Lei ha contestato i dati della BCE che assegnavano agli italiani una maggiore ricchezza pro capite rispetto ai tedeschi. Ma allora non cade la difesa della sostenibilità del nostro debito, dato che si scomoda sempre la ricchezza privata degli italiani?
Diciamo che ho invitato a utilizzare i dati BCE per quello che sono, e cioè, per quanto riguarda la ricchezza immobiliare, delle autovalutazioni fatte dagli stessi proprietari, per di più riferite a tre anni fa. Da una parte i prezzi del mattone sono oggettivamente scesi da allora (del 14% in termini reali secondo l’Istat), dall’altra è evidente che questi dati soffrono di una notevole distorsione, che è ancora più importante per i Paesi i cui cittadini tendono a essere proprietari della casa di abitazione (come l’Italia). Può darsi che il debito pubblico, che ha da tempo superato i 2mila miliardi, sia ugualmente sostenibile. In fin dei conti, anche ipotizzando che i prezzi immobiliari siano sopravvalutati del 50%, la ricchezza privata degli italiani sarebbe pari a circa 7mila miliardi di euro.

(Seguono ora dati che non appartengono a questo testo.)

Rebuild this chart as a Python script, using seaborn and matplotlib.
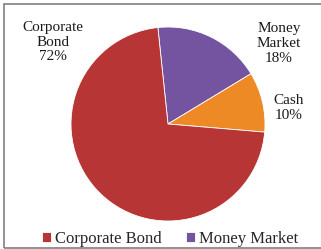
import matplotlib
matplotlib.use('Agg')
import matplotlib.pyplot as plt
import seaborn as sns
from matplotlib.patches import Rectangle

sns.set_theme(style='white')
plt.rcParams['font.family'] = ['Liberation Serif', 'DejaVu Serif']

# data (drawn clockwise from near 12 o'clock)
cats = ['Money Market', 'Cash', 'Corporate Bond']
shares = [18, 10, 72]
labels = ['Money\nMarket\n18%', 'Cash\n10%', 'Corporate\nBond\n72%']
colors = ['#7453A0', '#EE8A25', '#B73535']
legend_cats = ['Corporate Bond', 'Money Market']

W, H = 321, 249
fig = plt.figure(figsize=(W / 100, H / 100), dpi=100)
fig.patch.set_facecolor('white')

# outer chart frame
fig.patches.append(Rectangle((4 / W, 1.5 / H), 1.0, (H - 5.5) / H, transform=fig.transFigure,
                             fill=False, edgecolor='#808080', linewidth=1.2))

cx, cy, r = 168, 124, 97
ax = fig.add_axes([(cx - r) / W, (H - cy - r) / H, 2 * r / W, 2 * r / H])
wedges, _ = ax.pie(shares, colors=colors, startangle=96, counterclock=False,
                   wedgeprops=dict(linewidth=0.6, edgecolor='white'))
ax.set_xlim(-1, 1)
ax.set_ylim(-1, 1)
ax.set_aspect('equal')
ax.axis('off')

# data labels
pos = [(279, 43), (289, 108), (53, 42)]
for (x, y), lab in zip(pos, labels):
    fig.text(x / W, 1 - y / H, lab, ha='center', va='center', fontsize=11,
             linespacing=1.2, color='#1a1a1a')

handles = [wedges[cats.index(c)] for c in legend_cats]
leg = fig.legend(handles, legend_cats, loc='center', bbox_to_anchor=(170 / W, 1 - 239 / H),
                 ncol=2, frameon=False, fontsize=12, handlelength=0.55, handleheight=0.55,
                 handletextpad=0.2, columnspacing=1.5, borderpad=0)

fig.savefig('out.png', dpi=100)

Su 100 proprietari di quanti stimano in modo distorto il proprio patrimonio immobiliare?
Difficile dirlo. Resta il fatto che gli immobili, per la mancanza di prezzi trasparenti e attendibili, sono il regno delle distorsioni cognitive.
Da anni c’è una specie di divinità che si aggira per il mercato e che accompagna la gran parte dei report che banche e promotori consegnano ai clienti: il VAR (value at risk). In un’epoca di continui cigni neri è un parametro affidabile?
Il VAR è una delle possibili misure del rischio finanziario, con i suoi pregi e i suoi limiti. Il principale è che non dice nulla dei possibili eventi estremi a grande impatto, i cigni neri appunto, che invece dovrebbero essere tenuti ben presenti nelle proprie decisioni finanziarie.
Dopo la tavola rotonda all’IT forum lei terrà anche una conferenza con Nicola Zanella. Di che parlerete?
Con Nicola, che è responsabile dell’area studi di YouInvest, esporremo in modo semplice e sintetico quali sono i principali insegnamenti che si possono trarre dall’osservazione dei mercati finanziari nell’ultimo secolo, non negli ultimi mesi o anni. Allargando lo spettro di osservazioni, è possibile fare valutazioni del rischio assai più significative, perché il campione statistico diventa più ricco di eventi estremi come quelli citati.